• Written instruction
Everything from the first line of the data below through the line that contains "(0,0) rectangle (1181,436);" should be written out exactly, please, and nothing more; the pictures stay out.

# Given material start

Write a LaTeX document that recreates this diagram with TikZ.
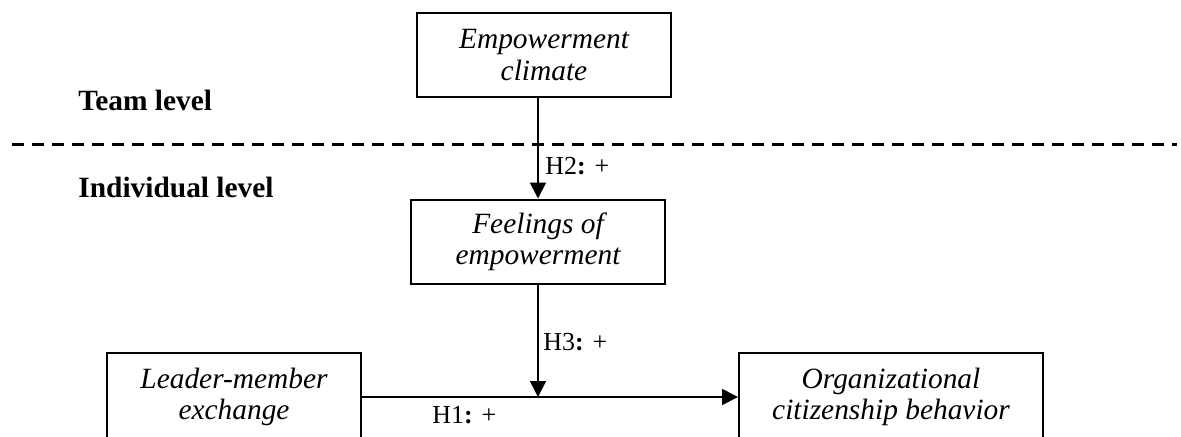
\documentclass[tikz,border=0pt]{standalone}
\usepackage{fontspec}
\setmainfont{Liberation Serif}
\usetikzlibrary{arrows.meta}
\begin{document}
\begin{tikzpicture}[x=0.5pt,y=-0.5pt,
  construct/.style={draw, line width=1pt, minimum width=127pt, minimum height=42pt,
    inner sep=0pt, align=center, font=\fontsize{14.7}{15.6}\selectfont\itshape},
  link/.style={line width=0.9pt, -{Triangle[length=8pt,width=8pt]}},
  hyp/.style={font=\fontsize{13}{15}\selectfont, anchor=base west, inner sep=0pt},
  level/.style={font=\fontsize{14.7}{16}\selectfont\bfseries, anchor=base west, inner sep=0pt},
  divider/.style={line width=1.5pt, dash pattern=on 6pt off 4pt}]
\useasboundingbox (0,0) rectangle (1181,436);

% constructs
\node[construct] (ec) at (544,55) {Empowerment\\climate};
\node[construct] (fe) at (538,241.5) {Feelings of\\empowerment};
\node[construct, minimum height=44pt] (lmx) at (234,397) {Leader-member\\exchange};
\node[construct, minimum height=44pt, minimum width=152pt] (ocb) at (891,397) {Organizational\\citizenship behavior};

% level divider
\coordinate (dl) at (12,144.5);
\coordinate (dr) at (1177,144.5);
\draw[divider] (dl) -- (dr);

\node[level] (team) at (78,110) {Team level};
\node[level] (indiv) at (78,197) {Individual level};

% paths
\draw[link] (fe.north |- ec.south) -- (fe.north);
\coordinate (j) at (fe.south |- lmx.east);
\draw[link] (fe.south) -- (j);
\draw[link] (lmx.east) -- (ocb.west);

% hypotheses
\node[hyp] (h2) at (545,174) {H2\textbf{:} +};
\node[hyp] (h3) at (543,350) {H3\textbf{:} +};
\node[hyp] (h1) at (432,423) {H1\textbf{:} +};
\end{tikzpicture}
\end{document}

# Given material end

• Response to the exercise
Write a LaTeX document that recreates this diagram with TikZ.
\documentclass[tikz,border=0pt]{standalone}
\usepackage{fontspec}
\setmainfont{Liberation Serif}
\usetikzlibrary{arrows.meta}
\begin{document}
\begin{tikzpicture}[x=0.5pt,y=-0.5pt,
  construct/.style={draw, line width=1pt, minimum width=127pt, minimum height=42pt,
    inner sep=0pt, align=center, font=\fontsize{14.7}{15.6}\selectfont\itshape},
  link/.style={line width=0.9pt, -{Triangle[length=8pt,width=8pt]}},
  hyp/.style={font=\fontsize{13}{15}\selectfont, anchor=base west, inner sep=0pt},
  level/.style={font=\fontsize{14.7}{16}\selectfont\bfseries, anchor=base west, inner sep=0pt},
  divider/.style={line width=1.5pt, dash pattern=on 6pt off 4pt}]
\useasboundingbox (0,0) rectangle (1181,436);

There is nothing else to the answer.